Coming on the heels of a study led by a Canadian fisheries scientist that made headlines around the world only two weeks ago by projecting that 90 per cent of the world’s fish stocks will collapse by 2048 unless immediate action is taken, the Canadian position is puzzling to say the least. It is all the more so when one considers that in 1995, Brian Tobin, our Fisheries Minister of the time, stood on a barge near the UN building in New York and hoisted a Spanish dragger net to denounce Spanish overfishing on the high seas.

What has happened in the interim? Has the Canadian position changed?

Not really.

The call for a moratorium on high seas dragging has merely brought to the fore a contradiction in Canadian fisheries policy. While on the international stage Canada has consistently adopted a progressive position and pushed for stronger multilateral conservation instruments, domestically the Department of Fisheries and Oceans has not wavered in its support for the destructive practice of dragging. Despite the incontrovertible evidence that dragging destroys critical fish habitat — in flagrant violation of the Fisheries Act — the Department has steadfastly stood behind the practice and the powerful economic interests that benefit from it.

The reasons for this are complex and part of an unresolved domestic debate about how we should be conducting our fisheries within our 200-mile jurisdictional limit. The debate has faded away since we imposed our own Atlantic groundfish moratorium and sold off our industrial groundfish dragger fleet but it will return with a vengeance if and when our cod stocks on the East Coast do recover.

In the meantime we should not let this unresolved domestic issue cloud our judgment and stop us from supporting responsible, conservation-based positions internationally.

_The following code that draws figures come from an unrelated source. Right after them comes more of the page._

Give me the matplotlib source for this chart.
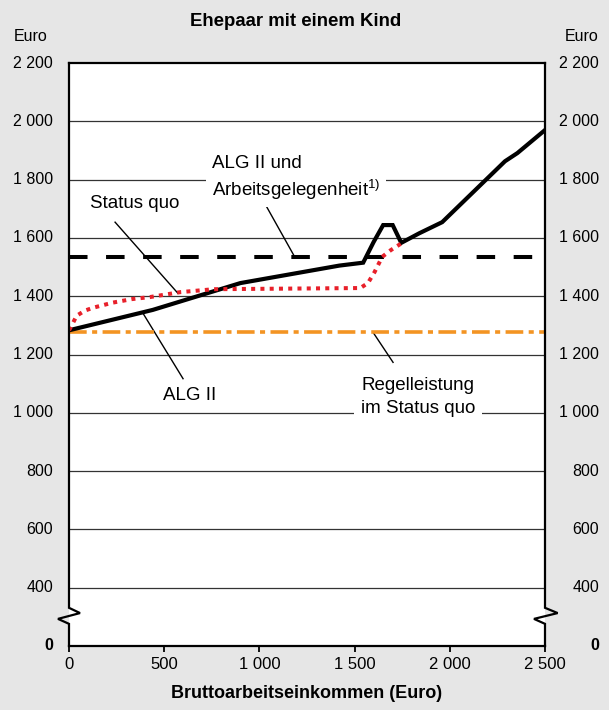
import matplotlib
matplotlib.use('Agg')
import matplotlib.pyplot as plt

plt.rcParams['font.family'] = ['Liberation Sans', 'DejaVu Sans']
plt.rcParams['mathtext.fontset'] = 'custom'
plt.rcParams['mathtext.rm'] = 'Liberation Sans'
plt.rcParams['mathtext.it'] = 'Liberation Sans:italic'

# ---------------- data ----------------
title = "Ehepaar mit einem Kind"
x_label = "Bruttoarbeitseinkommen (Euro)"
y_unit = "Euro"
x_ticks = [0, 500, 1000, 1500, 2000, 2500]
x_tick_labels = ["0", "500", "1 000", "1 500", "2 000", "2 500"]
# the axis is broken: the position 200 is labelled "0"
y_ticks = [200, 400, 600, 800, 1000, 1200, 1400, 1600, 1800, 2000, 2200]
y_tick_labels = ["0", "400", "600", "800", "1 000", "1 200", "1 400",
                 "1 600", "1 800", "2 000", "2 200"]

alg2_x = [0, 440, 900, 1420, 1545, 1600, 1650, 1700, 1745, 1840, 1960, 2290, 2355, 2500]
alg2_y = [1283, 1353, 1445, 1505, 1515, 1586, 1644, 1644, 1583, 1616, 1654, 1863, 1891, 1970]

sq_x = [0, 20, 40, 85, 130, 230, 330, 425, 585, 760, 1530, 1570, 1605, 1645, 1690, 1750]
sq_y = [1283, 1307, 1333, 1351, 1361, 1378, 1390, 1397, 1414, 1424, 1428, 1445, 1483, 1535, 1558, 1583]

ag_x = [0, 2500]
ag_y = [1535, 1535]

rl_x = [0, 2500]
rl_y = [1278, 1278]

# ---------------- figure ----------------
BG = '#e6e6e6'
fig = plt.figure(figsize=(6.09, 7.10), dpi=100, facecolor=BG)
ax = fig.add_axes([69/609, 1-646/710, 476/609, 583/710])
ax.set_facecolor('white')
ax.set_xlim(0, 2500)
ax.set_ylim(200, 2200)

# gridlines
for yv in y_ticks[1:-1]:
    ax.axhline(yv, color='#333333', lw=0.9, zorder=1)

# series
ax.plot(rl_x, rl_y, color='#f39423', lw=2.6, dashes=(4.9, 1.5, 1.4, 1.5),
        solid_capstyle='butt', dash_capstyle='butt', zorder=5)
ax.plot(ag_x, ag_y, color='black', lw=2.9, dashes=(4.6, 4.6),
        dash_capstyle='butt', zorder=5)
ax.plot(alg2_x, alg2_y, color='black', lw=3.0, solid_joinstyle='miter', zorder=6)
ax.plot(sq_x, sq_y, color='#e8202a', lw=2.9, dashes=(1.0, 1.3),
        dash_capstyle='butt', zorder=7)

# spines with axis break
for s in ['left', 'right']:
    ax.spines[s].set_visible(False)
for s in ['top', 'bottom']:
    ax.spines[s].set_linewidth(1.6)
    ax.spines[s].set_zorder(8)
yt = ax.get_yaxis_transform()
zz = 0.0231
ax.plot([0, 0, -zz, zz, 0, 0], [200, 276, 293, 313, 331, 2200], color='black',
        lw=1.6, transform=yt, clip_on=False, zorder=8, solid_joinstyle='miter')
ax.plot([1, 1, 1-zz, 1+zz*1.15, 1, 1], [200, 276, 293, 313, 331, 2200], color='black',
        lw=1.6, transform=yt, clip_on=False, zorder=8, solid_joinstyle='miter')

# ticks
ax.set_yticks([])
ax.set_xticks(x_ticks)
ax.set_xticklabels(x_tick_labels, fontsize=12)
ax.tick_params(axis='x', direction='out', length=4, width=1.3, pad=4)

for yv, lab in zip(y_ticks, y_tick_labels):
    fw = 'bold' if lab == "0" else 'normal'
    ax.text(-16/476, yv, lab, transform=yt, ha='right', va='center',
            fontsize=11.5, fontweight=fw, clip_on=False)
    ax.text(1 + 54/476, yv, lab, transform=yt, ha='right', va='center',
            fontsize=11.5, fontweight=fw, clip_on=False)

ax.text((14-69)/476, 2290, y_unit, transform=yt, ha='left', va='center', fontsize=11.5)
ax.text(1 + 53/476, 2290, y_unit, transform=yt, ha='right', va='center', fontsize=11.5)

fig.text(296/609, 1-21/710, title, ha='center', va='center', fontsize=13.4, fontweight='bold')
fig.text(307/609, 1-694/710, x_label, ha='center', va='center', fontsize=13, fontweight='bold')

# annotations
FS = 13.5
ax.text(751, 1856, "ALG II und", ha='left', va='center', fontsize=FS, zorder=4.5)
ax.text(751, 1766, r"Arbeitsgelegenheit$^{1)}$", ha='left', va='center', fontsize=FS,
        zorder=4, bbox=dict(facecolor='white', edgecolor='none', pad=4))
ax.text(110, 1719, "Status quo", ha='left', va='center', fontsize=FS, zorder=4)
ax.text(494, 1059, "ALG II", ha='left', va='center', fontsize=FS, zorder=4)
ax.text(1534, 1094, "Regelleistung", ha='left', va='center', fontsize=FS, zorder=4.5)
ax.text(1534, 1014, "im Status quo", ha='left', va='center', fontsize=FS, zorder=4,
        bbox=dict(facecolor='white', edgecolor='none', pad=5))

lk = dict(color='black', lw=1.0, zorder=3)
ax.plot([1019, 1187], [1729, 1533], **lk)
ax.plot([242, 572], [1654, 1410], **lk)
ax.plot([389, 599], [1341, 1117], **lk)
ax.plot([1597, 1702], [1276, 1173], **lk)

fig.savefig('out.png', dpi=100, facecolor=BG)
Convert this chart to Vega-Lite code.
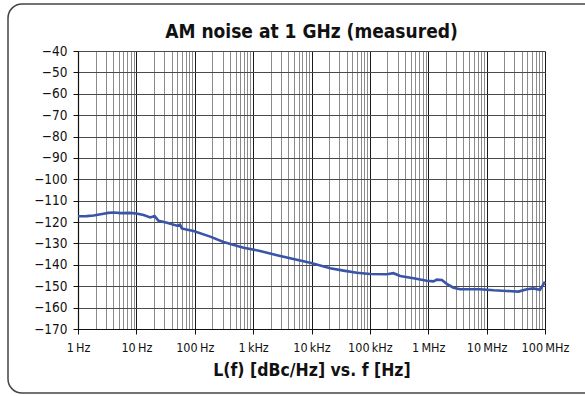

Until recently the high seas were thought to be largely barren of commercially valuable fish species other than highly migratory tuna and squid. The vast majority of fish landings come from the continental shelves that are under coastal state jurisdiction.

But in recent years seamounts beyond national jurisdiction have been discovered on the high seas. These unique geo-marine formations provide the habitat for distinct and commercially valuable fish stocks that are being targeted by the distant water industrial draggers of the world’s major fishing nations. This fishing is completely un-regulated and beyond the jurisdiction of the very weak international fisheries management bodies that do exist. Its pace and impact is such that the world community will lose these precious resources even before it has an opportunity to scientifically identify and protect them.

The responsible and precautionary thing to do is to declare a moratorium on the type of fishing — dragging — that can both wipe out entire and genetically unique fish populations and destroy the habitat that would allow them to perhaps recover.

The precedents for taking such action already exist in the international ban on high seas drift nets, the so-called walls of death outlawed by UN General Assembly resolution in 1992.

Ironically our Minister of Fisheries, Loyola Hearn, an individual who understands all too well how rapidly dragger fishing can deplete a resource, and Department officials have taken the line that those in favour of an international moratorium — countries like the U.S., New Zealand, Australia, Chile — are somehow quixotic and that the Canadian approach, creating new international management instruments, is the practical one.

The Don Quixote here, however, is Canada.

Earlier this year, along with other responsible fishing nations, Canada took the lead in proposing a series of measures to strengthen the existing international instruments that govern high seas fishing. The proposals make sense and are worthy of support but they will take years of patient lobbying and international arm-twisting before any progress is seen.

Meanwhile, destructive and unregulated dragging will continue and the world will lose irreplaceable genetic resources and habitat in the process. The practical thing to do is to put a stop to the destructive practices until such time as proper management instruments can be put in place. That’s what moratoria are all about.

Canada should continue to push for reform of international fish management and conservation instruments, as quixotic as these efforts may be, but it must stop being an obstacle to immediate and practical measures that can make a difference now.

Enough of the embarrassment already.